-- Given material --
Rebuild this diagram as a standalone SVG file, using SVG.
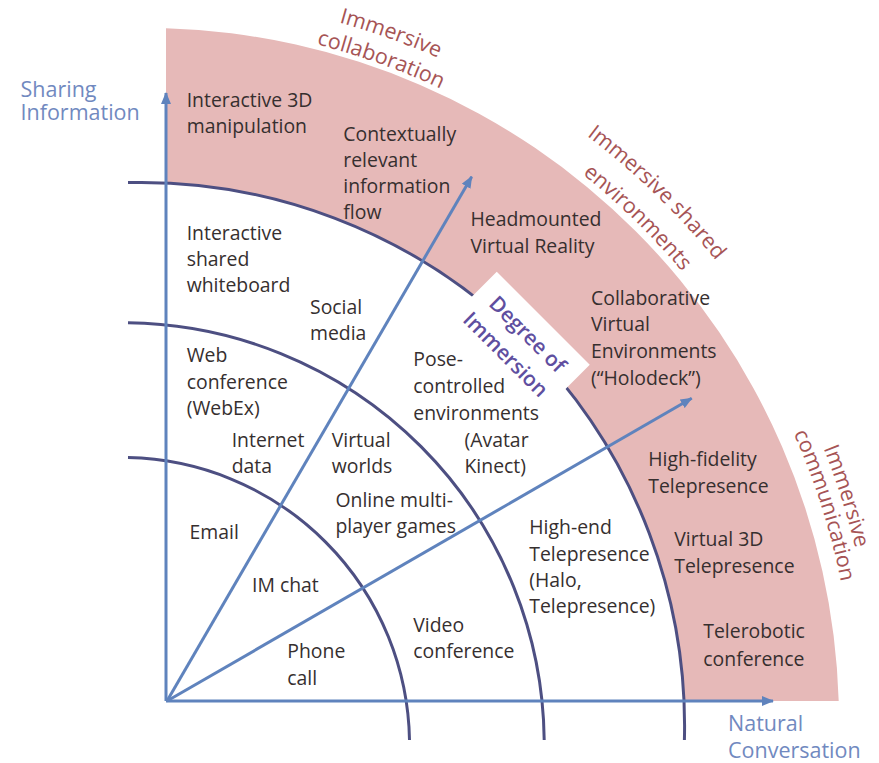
<svg xmlns="http://www.w3.org/2000/svg" xmlns:xlink="http://www.w3.org/1999/xlink" width="879" height="763" viewBox="0 0 879 763">
  <defs>
    <style>
      .t { font-family: "Open Sans", "Liberation Sans", sans-serif; font-size: 19.4px; fill: #362f2f; }
      .band { font-family: "Open Sans", "Liberation Sans", sans-serif; font-size: 21.5px; fill: #a65455; }
      .axlab { font-family: "Open Sans", "Liberation Sans", sans-serif; font-size: 21.5px; fill: #7189bf; }
      .deg { font-family: "Open Sans", "Liberation Sans", sans-serif; font-size: 21px; font-weight: 600; fill: #5f4f9f; }
      .ring { fill: none; stroke: #4d4f82; stroke-width: 3; }
      .axis { fill: none; stroke: #5f83bd; stroke-width: 3; }
    </style>
    <marker id="head" viewBox="0 0 12 10" refX="11" refY="5" markerWidth="12" markerHeight="10" markerUnits="userSpaceOnUse" orient="auto">
      <path d="M0,0 L12,5 L0,10 Z" fill="#5f83bd"/>
    </marker>
    <!-- baselines for the curved band captions, arcs around (145,722) -->
    <path id="capA" d="M339.0,22.4 A726,726 0 0 1 611.7,165.9"/>
    <path id="capB" d="M316.5,44.4 A699,699 0 0 1 594.3,186.6"/>
    <path id="capC" d="M586.7,135.8 A734,734 0 0 1 780.7,355"/>
    <path id="capD" d="M582.4,174.2 A701,701 0 0 1 752.1,371.5"/>
    <path id="capE" d="M823.4,448.2 A731,731 0 0 1 875.9,709.2"/>
    <path id="capF" d="M793.6,433.2 A710,710 0 0 1 854.9,709.6"/>
  </defs>

  <rect width="879" height="763" fill="#ffffff"/>

  <!-- outer immersive band -->
  <path id="band" d="M166,28.3 A694,694 0 0 1 838.7,701 L684,701 A543.6,543.6 0 0 0 166,183 Z" fill="#e6b9b8"/>

  <!-- concentric boundaries -->
  <g id="rings">
    <path class="ring" d="M128,457.6 A287.5,287.5 0 0 1 409.5,740"/>
    <path class="ring" d="M128,322.8 A421.7,421.7 0 0 1 544.2,740"/>
    <path class="ring" d="M128,182.6 A543.6,543.6 0 0 1 684.4,740"/>
  </g>

  <!-- Degree of Immersion label box -->
  <g id="degree">
    <rect x="464.25" y="312.75" width="131.5" height="37.5" fill="#ffffff" transform="rotate(45 530 331.5)"/>
    <text class="deg" text-anchor="middle" transform="translate(522.5 339.5) rotate(45)">Degree of</text>
    <text class="deg" text-anchor="middle" transform="translate(500.5 359.5) rotate(45)">Immersion</text>
  </g>

  <!-- axes and direction arrows -->
  <g id="connectors">
    <line class="axis" x1="166" y1="701" x2="166" y2="93" marker-end="url(#head)"/>
    <line class="axis" x1="166" y1="701" x2="773" y2="701" marker-end="url(#head)"/>
    <line class="axis" x1="167" y1="701" x2="471.7" y2="176.7" marker-end="url(#head)"/>
    <line class="axis" x1="167" y1="701" x2="691.7" y2="398.3" marker-end="url(#head)"/>
  </g>

  <!-- axis captions -->
  <g id="axis-y"><text class="axlab" x="20.5" y="97">Sharing</text><text class="axlab" x="20.5" y="120">Information</text></g>
  <g id="axis-x"><text class="axlab" x="728" y="731">Natural</text><text class="axlab" x="728" y="757.5">Conversation</text></g>

  <!-- band captions -->
  <g id="cap-collab">
    <text class="band"><textPath href="#capA" xlink:href="#capA">Immersive</textPath></text>
    <text class="band"><textPath href="#capB" xlink:href="#capB">collaboration</textPath></text>
  </g>
  <g id="cap-shared">
    <text class="band"><textPath href="#capC" xlink:href="#capC">Immersive shared</textPath></text>
    <text class="band"><textPath href="#capD" xlink:href="#capD">environments</textPath></text>
  </g>
  <g id="cap-comm">
    <text class="band"><textPath href="#capE" xlink:href="#capE">Immersive</textPath></text>
    <text class="band"><textPath href="#capF" xlink:href="#capF">communication</textPath></text>
  </g>

  <!-- technologies -->
  <g id="n-3d"><text class="t" x="186.7" y="106.7">Interactive 3D</text><text class="t" x="186.7" y="132.7">manipulation</text></g>
  <g id="n-context"><text class="t" x="343.3" y="141">Contextually</text><text class="t" x="343.3" y="167">relevant</text><text class="t" x="343.3" y="193">information</text><text class="t" x="343.3" y="219">flow</text></g>
  <g id="n-hmd"><text class="t" x="470.5" y="226">Headmounted</text><text class="t" x="470.5" y="252.5">Virtual Reality</text></g>
  <g id="n-cve"><text class="t" x="591" y="305">Collaborative</text><text class="t" x="591" y="331">Virtual</text><text class="t" x="591" y="358">Environments</text><text class="t" x="591" y="384.5">(“Holodeck”)</text></g>
  <g id="n-hifi"><text class="t" x="648.3" y="466">High-fidelity</text><text class="t" x="648.3" y="492.5">Telepresence</text></g>
  <g id="n-v3d"><text class="t" x="674.3" y="546">Virtual 3D</text><text class="t" x="674.3" y="572.5">Telepresence</text></g>
  <g id="n-robot"><text class="t" x="703.3" y="638.3">Telerobotic</text><text class="t" x="703.3" y="665.5">conference</text></g>

  <g id="n-whiteboard"><text class="t" x="186.7" y="240">Interactive</text><text class="t" x="186.7" y="266">shared</text><text class="t" x="186.7" y="292">whiteboard</text></g>
  <g id="n-social"><text class="t" x="310" y="314">Social</text><text class="t" x="310" y="340">media</text></g>
  <g id="n-webconf"><text class="t" x="186.7" y="362">Web</text><text class="t" x="186.7" y="388.5">conference</text><text class="t" x="186.7" y="414.5">(WebEx)</text></g>
  <g id="n-internet"><text class="t" x="231.7" y="447">Internet</text><text class="t" x="231.7" y="473">data</text></g>
  <g id="n-worlds"><text class="t" x="331.7" y="447">Virtual</text><text class="t" x="331.7" y="473">worlds</text></g>
  <g id="n-games"><text class="t" x="335.5" y="507">Online multi-</text><text class="t" x="335.5" y="533.3">player games</text></g>
  <g id="n-pose"><text class="t" x="413.3" y="366">Pose-</text><text class="t" x="413.3" y="392.7">controlled</text><text class="t" x="413.3" y="419.5">environments</text><text class="t" x="464.5" y="446.7">(Avatar</text><text class="t" x="464.5" y="473">Kinect)</text></g>
  <g id="n-email"><text class="t" x="189.5" y="539">Email</text></g>
  <g id="n-im"><text class="t" x="252" y="592">IM chat</text></g>
  <g id="n-phone"><text class="t" x="287.3" y="658.3">Phone</text><text class="t" x="287.3" y="684.5">call</text></g>
  <g id="n-video"><text class="t" x="413.3" y="631.7">Video</text><text class="t" x="413.3" y="658.3">conference</text></g>
  <g id="n-highend"><text class="t" x="529.3" y="534">High-end</text><text class="t" x="529.3" y="560.5">Telepresence</text><text class="t" x="529.3" y="587">(Halo,</text><text class="t" x="529.3" y="613.3">Telepresence)</text></g>
</svg>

-- Aim --
From the listing, extract all text exactly as given and drop any picture.

-- Worked answer --
Rebuild this diagram as a standalone SVG file, using SVG.
<svg xmlns="http://www.w3.org/2000/svg" xmlns:xlink="http://www.w3.org/1999/xlink" width="879" height="763" viewBox="0 0 879 763">
  <defs>
    <style>
      .t { font-family: "Open Sans", "Liberation Sans", sans-serif; font-size: 19.4px; fill: #362f2f; }
      .band { font-family: "Open Sans", "Liberation Sans", sans-serif; font-size: 21.5px; fill: #a65455; }
      .axlab { font-family: "Open Sans", "Liberation Sans", sans-serif; font-size: 21.5px; fill: #7189bf; }
      .deg { font-family: "Open Sans", "Liberation Sans", sans-serif; font-size: 21px; font-weight: 600; fill: #5f4f9f; }
      .ring { fill: none; stroke: #4d4f82; stroke-width: 3; }
      .axis { fill: none; stroke: #5f83bd; stroke-width: 3; }
    </style>
    <marker id="head" viewBox="0 0 12 10" refX="11" refY="5" markerWidth="12" markerHeight="10" markerUnits="userSpaceOnUse" orient="auto">
      <path d="M0,0 L12,5 L0,10 Z" fill="#5f83bd"/>
    </marker>
    <!-- baselines for the curved band captions, arcs around (145,722) -->
    <path id="capA" d="M339.0,22.4 A726,726 0 0 1 611.7,165.9"/>
    <path id="capB" d="M316.5,44.4 A699,699 0 0 1 594.3,186.6"/>
    <path id="capC" d="M586.7,135.8 A734,734 0 0 1 780.7,355"/>
    <path id="capD" d="M582.4,174.2 A701,701 0 0 1 752.1,371.5"/>
    <path id="capE" d="M823.4,448.2 A731,731 0 0 1 875.9,709.2"/>
    <path id="capF" d="M793.6,433.2 A710,710 0 0 1 854.9,709.6"/>
  </defs>

  <rect width="879" height="763" fill="#ffffff"/>

  <!-- outer immersive band -->
  <path id="band" d="M166,28.3 A694,694 0 0 1 838.7,701 L684,701 A543.6,543.6 0 0 0 166,183 Z" fill="#e6b9b8"/>

  <!-- concentric boundaries -->
  <g id="rings">
    <path class="ring" d="M128,457.6 A287.5,287.5 0 0 1 409.5,740"/>
    <path class="ring" d="M128,322.8 A421.7,421.7 0 0 1 544.2,740"/>
    <path class="ring" d="M128,182.6 A543.6,543.6 0 0 1 684.4,740"/>
  </g>

  <!-- Degree of Immersion label box -->
  <g id="degree">
    <rect x="464.25" y="312.75" width="131.5" height="37.5" fill="#ffffff" transform="rotate(45 530 331.5)"/>
    <text class="deg" text-anchor="middle" transform="translate(522.5 339.5) rotate(45)">Degree of</text>
    <text class="deg" text-anchor="middle" transform="translate(500.5 359.5) rotate(45)">Immersion</text>
  </g>

  <!-- axes and direction arrows -->
  <g id="connectors">
    <line class="axis" x1="166" y1="701" x2="166" y2="93" marker-end="url(#head)"/>
    <line class="axis" x1="166" y1="701" x2="773" y2="701" marker-end="url(#head)"/>
    <line class="axis" x1="167" y1="701" x2="471.7" y2="176.7" marker-end="url(#head)"/>
    <line class="axis" x1="167" y1="701" x2="691.7" y2="398.3" marker-end="url(#head)"/>
  </g>

  <!-- axis captions -->
  <g id="axis-y"><text class="axlab" x="20.5" y="97">Sharing</text><text class="axlab" x="20.5" y="120">Information</text></g>
  <g id="axis-x"><text class="axlab" x="728" y="731">Natural</text><text class="axlab" x="728" y="757.5">Conversation</text></g>

  <!-- band captions -->
  <g id="cap-collab">
    <text class="band"><textPath href="#capA" xlink:href="#capA">Immersive</textPath></text>
    <text class="band"><textPath href="#capB" xlink:href="#capB">collaboration</textPath></text>
  </g>
  <g id="cap-shared">
    <text class="band"><textPath href="#capC" xlink:href="#capC">Immersive shared</textPath></text>
    <text class="band"><textPath href="#capD" xlink:href="#capD">environments</textPath></text>
  </g>
  <g id="cap-comm">
    <text class="band"><textPath href="#capE" xlink:href="#capE">Immersive</textPath></text>
    <text class="band"><textPath href="#capF" xlink:href="#capF">communication</textPath></text>
  </g>

  <!-- technologies -->
  <g id="n-3d"><text class="t" x="186.7" y="106.7">Interactive 3D</text><text class="t" x="186.7" y="132.7">manipulation</text></g>
  <g id="n-context"><text class="t" x="343.3" y="141">Contextually</text><text class="t" x="343.3" y="167">relevant</text><text class="t" x="343.3" y="193">information</text><text class="t" x="343.3" y="219">flow</text></g>
  <g id="n-hmd"><text class="t" x="470.5" y="226">Headmounted</text><text class="t" x="470.5" y="252.5">Virtual Reality</text></g>
  <g id="n-cve"><text class="t" x="591" y="305">Collaborative</text><text class="t" x="591" y="331">Virtual</text><text class="t" x="591" y="358">Environments</text><text class="t" x="591" y="384.5">(“Holodeck”)</text></g>
  <g id="n-hifi"><text class="t" x="648.3" y="466">High-fidelity</text><text class="t" x="648.3" y="492.5">Telepresence</text></g>
  <g id="n-v3d"><text class="t" x="674.3" y="546">Virtual 3D</text><text class="t" x="674.3" y="572.5">Telepresence</text></g>
  <g id="n-robot"><text class="t" x="703.3" y="638.3">Telerobotic</text><text class="t" x="703.3" y="665.5">conference</text></g>

  <g id="n-whiteboard"><text class="t" x="186.7" y="240">Interactive</text><text class="t" x="186.7" y="266">shared</text><text class="t" x="186.7" y="292">whiteboard</text></g>
  <g id="n-social"><text class="t" x="310" y="314">Social</text><text class="t" x="310" y="340">media</text></g>
  <g id="n-webconf"><text class="t" x="186.7" y="362">Web</text><text class="t" x="186.7" y="388.5">conference</text><text class="t" x="186.7" y="414.5">(WebEx)</text></g>
  <g id="n-internet"><text class="t" x="231.7" y="447">Internet</text><text class="t" x="231.7" y="473">data</text></g>
  <g id="n-worlds"><text class="t" x="331.7" y="447">Virtual</text><text class="t" x="331.7" y="473">worlds</text></g>
  <g id="n-games"><text class="t" x="335.5" y="507">Online multi-</text><text class="t" x="335.5" y="533.3">player games</text></g>
  <g id="n-pose"><text class="t" x="413.3" y="366">Pose-</text><text class="t" x="413.3" y="392.7">controlled</text><text class="t" x="413.3" y="419.5">environments</text><text class="t" x="464.5" y="446.7">(Avatar</text><text class="t" x="464.5" y="473">Kinect)</text></g>
  <g id="n-email"><text class="t" x="189.5" y="539">Email</text></g>
  <g id="n-im"><text class="t" x="252" y="592">IM chat</text></g>
  <g id="n-phone"><text class="t" x="287.3" y="658.3">Phone</text><text class="t" x="287.3" y="684.5">call</text></g>
  <g id="n-video"><text class="t" x="413.3" y="631.7">Video</text><text class="t" x="413.3" y="658.3">conference</text></g>
  <g id="n-highend"><text class="t" x="529.3" y="534">High-end</text><text class="t" x="529.3" y="560.5">Telepresence</text><text class="t" x="529.3" y="587">(Halo,</text><text class="t" x="529.3" y="613.3">Telepresence)</text></g>
</svg>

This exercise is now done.